- _GOAL_
Without the pictures, extract every line from the start of the material to the line containing "0.10, 0.10, 0.11]", both ends included.
══ DATASET CONTENT ══
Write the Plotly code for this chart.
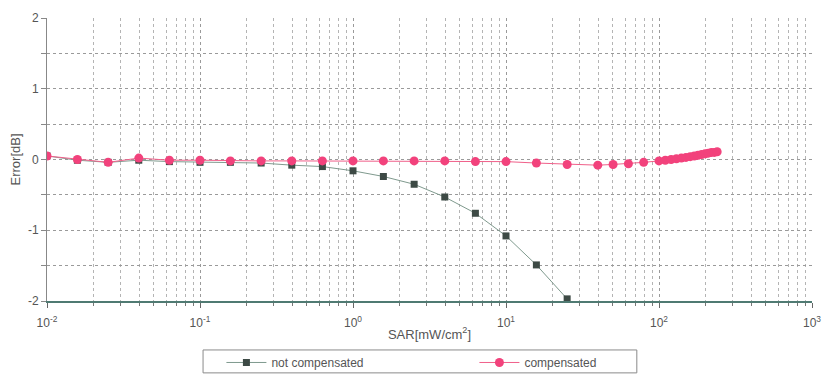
import plotly.graph_objects as go

sar_nc = [0.01, 0.0158, 0.0251, 0.0398, 0.0631, 0.1, 0.158, 0.251, 0.398, 0.631,
          1.0, 1.58, 2.51, 3.98, 6.31, 10.0, 15.8, 25.1]
err_nc = [0.05, -0.01, -0.04, -0.01, -0.03, -0.04, -0.04, -0.05, -0.08, -0.10,
          -0.16, -0.24, -0.35, -0.53, -0.76, -1.08, -1.49, -1.97]

sar_c = [0.01, 0.0158, 0.0251, 0.0398, 0.0631, 0.1, 0.158, 0.251, 0.398, 0.631,
         1.0, 1.58, 2.51, 3.98, 6.31, 10.0, 15.8, 25.1, 39.8, 50.1, 63.1, 79.4,
         100, 110, 120, 130, 140, 150, 160, 170, 180, 190, 200, 210, 220, 230, 240]
err_c = [0.05, 0.0, -0.04, 0.02, -0.01, -0.01, -0.02, -0.02, -0.02, -0.02,
         -0.02, -0.02, -0.02, -0.02, -0.03, -0.03, -0.05, -0.07, -0.08, -0.07, -0.06, -0.04,
         -0.02, -0.01, 0.0, 0.01, 0.02, 0.03, 0.04, 0.05, 0.06, 0.07, 0.08, 0.09, 0.10, 0.10, 0.11]

x_tickvals = [0.01, 0.1, 1, 10, 100, 1000]
x_ticktext = ["10<sup>-2</sup>", "10<sup>-1</sup>", "10<sup>0</sup>", "10<sup>1</sup>",
              "10<sup>2</sup>", "10<sup>3</sup>"]
y_tickvals = [-2, -1, 0, 1, 2]
y_ticktext = ["-2", "-1", "0", "1", "2"]

fig = go.Figure()
fig.add_trace(go.Scatter(
    x=sar_nc, y=err_nc, name="not compensated", mode="lines+markers",
    line=dict(color="#7f9a8e", width=1),
    marker=dict(symbol="square", size=7, color="#3d4a45"),
))
fig.add_trace(go.Scatter(
    x=sar_c, y=err_c, name="compensated", mode="lines+markers",
    line=dict(color="#f0608a", width=1),
    marker=dict(symbol="circle", size=9, color="#f2427c"),
))

# legend frame
fig.add_shape(type="rect", xref="paper", yref="paper",
              x0=0.204, x1=0.771, y0=-0.254, y1=-0.173,
              line=dict(color="#8a8a8a", width=1), fillcolor="rgba(0,0,0,0)", layer="above")

grid_col = "#9a9a9a"
fig.update_layout(
    width=822, height=368,
    margin=dict(l=39, r=18, t=10, b=75, autoexpand=False),
    paper_bgcolor="white", plot_bgcolor="white",
    font=dict(family="Liberation Sans, Arial, sans-serif", size=12, color="#555555"),
    showlegend=True,
    legend=dict(
        orientation="h", x=0.228, xanchor="left", y=-0.166, yanchor="top",
        entrywidth=198, bgcolor="rgba(0,0,0,0)", borderwidth=0,
        font=dict(size=12, color="#555555"), itemwidth=40,
    ),
    xaxis=dict(
        type="log", range=[-2, 3],
        tickmode="array", tickvals=x_tickvals, ticktext=x_ticktext,
        ticklabeloverflow="allow", ticklabelstandoff=5,
        showline=True, linecolor="#4f7a72", linewidth=2,
        ticks="outside", ticklen=5, tickcolor="#666666",
        showgrid=True, gridcolor=grid_col, griddash="dot", gridwidth=1,
        minor=dict(tick0=0, dtick="D1", ticks="outside", ticklen=3, tickcolor="#777777",
                   showgrid=True, gridcolor="#b4b4b4", griddash="dot", gridwidth=1),
        title=dict(text="SAR[mW/cm<sup>2</sup>]", standoff=0, font=dict(size=13)),
        zeroline=False, mirror=False,
    ),
    yaxis=dict(
        range=[-2, 2], tickmode="array", tickvals=y_tickvals, ticktext=y_ticktext,
        showline=True, linecolor="#888888", linewidth=1,
        ticks="outside", ticklen=5, tickcolor="#888888",
        showgrid=True, gridcolor=grid_col, griddash="dot", gridwidth=1,
        minor=dict(dtick=0.5, ticks="outside", ticklen=5, tickcolor="#888888",
                   showgrid=True, gridcolor=grid_col, griddash="dot"),
        title=dict(text="Error[dB]", standoff=12, font=dict(size=13)),
        zeroline=False,
    ),
)

fig.write_html("out.html")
═══
- _SOLUTION TO THIS PROBLEM_
Write the Plotly code for this chart.
import plotly.graph_objects as go

sar_nc = [0.01, 0.0158, 0.0251, 0.0398, 0.0631, 0.1, 0.158, 0.251, 0.398, 0.631,
          1.0, 1.58, 2.51, 3.98, 6.31, 10.0, 15.8, 25.1]
err_nc = [0.05, -0.01, -0.04, -0.01, -0.03, -0.04, -0.04, -0.05, -0.08, -0.10,
          -0.16, -0.24, -0.35, -0.53, -0.76, -1.08, -1.49, -1.97]

sar_c = [0.01, 0.0158, 0.0251, 0.0398, 0.0631, 0.1, 0.158, 0.251, 0.398, 0.631,
         1.0, 1.58, 2.51, 3.98, 6.31, 10.0, 15.8, 25.1, 39.8, 50.1, 63.1, 79.4,
         100, 110, 120, 130, 140, 150, 160, 170, 180, 190, 200, 210, 220, 230, 240]
err_c = [0.05, 0.0, -0.04, 0.02, -0.01, -0.01, -0.02, -0.02, -0.02, -0.02,
         -0.02, -0.02, -0.02, -0.02, -0.03, -0.03, -0.05, -0.07, -0.08, -0.07, -0.06, -0.04,
         -0.02, -0.01, 0.0, 0.01, 0.02, 0.03, 0.04, 0.05, 0.06, 0.07, 0.08, 0.09, 0.10, 0.10, 0.11]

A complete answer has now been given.